There is a lucrative global market in memorabilia and sport is king.
In 2004, the baseball bat Babe Ruth used to hit the first ever home run at Yankees Stadium sold for an eye-watering $1.3 million. In 2012, a pair of Muhammad Ali’s boxing gloves was bought by casino owner, Lorenzo Fertitta, for $1.1 million. In 2002, the jersey worn by Pele during the 1970 World Cup final sold for $220,850.
According to Craig Trevis and his brother Wayne, the owners of Sandton Stamps & Coins, a memorabilia shop in Johannesburg, to fetch a high price an item must be scarce and in good condition.
Welman Son, the owner of the Fresh Hook Fish and Chips shop in Johannesburg, is curious about a black and white photo he has owned since he was a schoolboy. It is an autographed picture of the Manchester United team that won the league in 1965. It has the signatures of the late and legendary manager Matt Busby, Bobby Charlton, George Best and Denis Law; some of the biggest names in football.
“I went to a Chinese school called Kuo Ting High School, in Johannesburg. During the holidays, my English teacher was going back home to Manchester and I asked if she would be able to get me something from Old Trafford. When I went back to school, she gave me this photograph and the autograph page as well,” he says.
Son is proud of his photo but keeps it in a cupboard.
“I’ve been a football fan, and Manchester United fan, since I was a kid,” says Son.
“I get ragged by supporters of Liverpool, so I put it away to avoid that kind of conflict. But I do boast about it. This was the team that won the European Cup for the first time in 1968.”
Son is reluctant to sell it, regardless of its worth.
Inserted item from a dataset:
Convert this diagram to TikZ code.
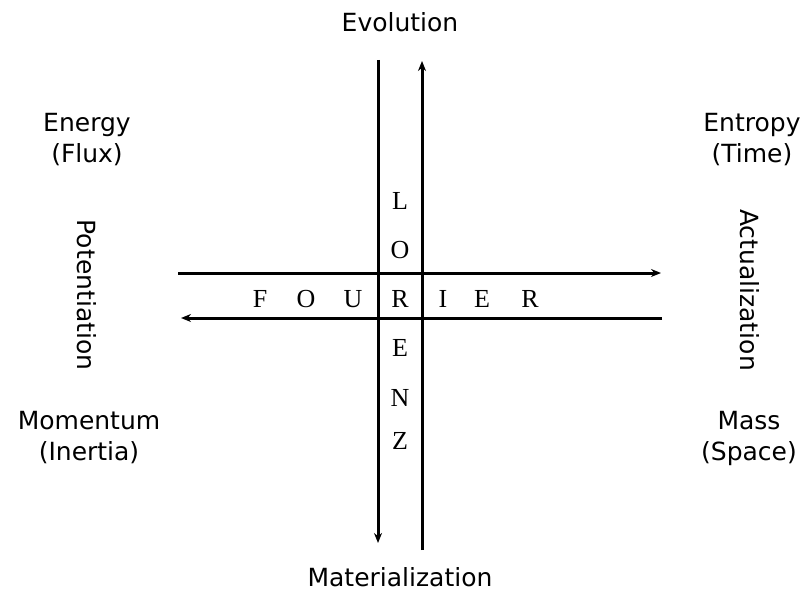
\documentclass[tikz,border=0pt]{standalone}
\usepackage{fontspec}
\setmainfont{Liberation Serif}
\setsansfont{DejaVu Sans}
\usetikzlibrary{arrows.meta}

\tikzset{
  axis/.style={line width=3pt,-{Stealth[length=10pt,width=8pt]}},
  word/.style={font=\sffamily\fontsize{25}{31}\selectfont,align=center},
  letter/.style={font=\rmfamily\fontsize{26}{28}\selectfont}
}

\begin{document}
\begin{tikzpicture}[x=1pt,y=-1pt]
  \useasboundingbox (0,0) rectangle (805,591);
  % ends of the four arrows
  \coordinate (lt) at (378,60);
  \coordinate (lb) at (378,543);
  \coordinate (rt) at (422,61);
  \coordinate (rb) at (422,550);
  \coordinate (tl) at (178,273);
  \coordinate (tr) at (661,273);
  \coordinate (bl) at (181,318);
  \coordinate (br) at (662,318);
  \draw[axis] (lt) -- (lb);
  \draw[axis] (rb) -- (rt);
  \draw[axis] (tl) -- (tr);
  \draw[axis] (br) -- (bl);
  % LORENZ, read downwards
  \node[letter] (l1) at (400,201) {L};
  \node[letter] (l2) at (400,250) {O};
  \node[letter] (l3) at (400,299) {R};
  \node[letter] (l4) at (400,348) {E};
  \node[letter] (l5) at (400,398) {N};
  \node[letter] (l6) at (400,441) {Z};
  % FOURIER, read across
  \node[letter] (f1) at (260,299) {F};
  \node[letter] (f2) at (306,299) {O};
  \node[letter] (f3) at (353,299) {U};
  \node[letter] (f5) at (443,299) {I};
  \node[letter] (f6) at (482,299) {E};
  \node[letter] (f7) at (530,299) {R};
  % labels round the cross
  \node[word] (evo) at (400,22) {Evolution};
  \node[word] (mat) at (400,577) {Materialization};
  \node[word] (ene) at (87,140) {Energy\\(Flux)};
  \node[word] (ent) at (752,140) {Entropy\\(Time)};
  \node[word] (mom) at (89,438) {Momentum\\(Inertia)};
  \node[word] (mas) at (749,438) {Mass\\(Space)};
  \node[word,rotate=-90] (pot) at (87,295) {Potentiation};
  \node[word,rotate=-90] (act) at (750,290) {Actualization};
\end{tikzpicture}
\end{document}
“I want to hand it down to my daughter. She’s 26 and has a bit of an interest in football. The day we win, she’ll rejoice with me, and on days we lose, she’ll console me.”
If Son were to sell his prized possession, he might not get as much as he may imagine.
“In 1964/65, because [Manchester United] won the championship, they had a signing session. All the players sat at a long table where they signed the photos and passed them down. There’s no rarity or scarcity in it,” says Craig Trevis.
After a quick search on Google, the Trevis brothers find the same autographed photo on sale on eBay for £250. The photo was also sold by someone else recently for as little as £100.
The key to selling sports memorabilia is finding fans with more passion than sense. Sandton Stamps & Coins sold a framed cricket bat signed by Indian hero, Sachin Tendulkar, for R28,000 (around $2,200). Although the item wasn’t rare – 500 were made – and Tendulkar is still alive, the fan was prepared to pay an unusually large sum for the signature of a player he idolized.
“He wasn’t leaving here without it,” says Craig Trevis.
The Trevis brothers wouldn’t pay much for the Manchester United photo. This matters little to Son and his daughter – for them it is priceless.